I'm trying to prove the cross correlation theorem for the single-sided Laplace transform. Define the cross correlation for two functions $f, g: [0, \infty) \to \mathbb{C}^n$ to be
$$
(f\star g)(t) = \int_0^\infty f(\tau)^* g(t + \tau)d\tau.
$$
The cross correlation theorem (from Wikipedia) then states that the single-sided Laplace transform of $f\star g$ is given by
$$
F^*(-s^*)\cdot G(s).
$$
Proof attempt
$$
\mathcal{L}(f\star g)(s) = \int_0^\infty e^{-st} \int_0^\infty f(\tau)^*g(t + \tau)d\tau dt\\
= \int_0^\infty f(\tau)^* \int_0^\infty e^{-st} g(t + \tau) dt d\tau.
$$
Set $u = t + \tau$ and evaluate the inner integral:
$$
\int_0^\infty e^{-st} g(t + \tau) dt = \int_0^\infty e^{-s(u – \tau)} g(u)du\\
= e^{s\tau} \int_0^\infty e^{-su} g(u) du\\
= e^{s\tau} G(s).
$$
We are then left with
$$
\int_0^\infty f(\tau)^* e^{s\tau} d\tau G(s).
$$
If we were using the two-sided Laplace transform, the result would then follow by substituting $\omega = – \tau$. In the single-sided setting, however, this doesn't work, as $f$ only takes positive arguments.
I suppose one way around this issue is to extend $f$ and $g$ to $(-\infty, \infty)$, setting them to $0$ on $(-\infty, 0]$. The result can then be derived using the two-sided Laplace transform, which is equal to the single-sided Laplace transform in this case.
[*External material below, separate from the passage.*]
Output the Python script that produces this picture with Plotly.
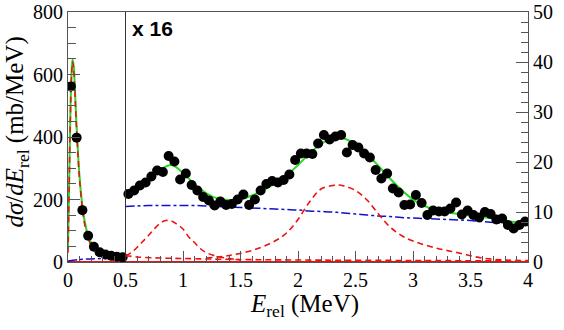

It is a bit unsatisfying though, a direct proof would be nice.
Thanks in advance for pointing out where I'm being stupid!
Best Answer
You can't make $\tau$ negative but what if we play around with $s$? $$\begin{align}\int_{0}^{\infty}f^*(\tau)e^{s\tau}d\tau&=\int_{0}^{\infty}f^*(\tau)e^{-(-s)\tau}d\tau\\\\&=\mathcal{ULT}\{f^*(t)\}_{s=-s}\\\\&=\mathcal{F}^*(s^*)_{s=-s}\\\\&=\mathcal{F^*}(-s^*)\end{align}$$
(As, $(-s)^*=-s^*$)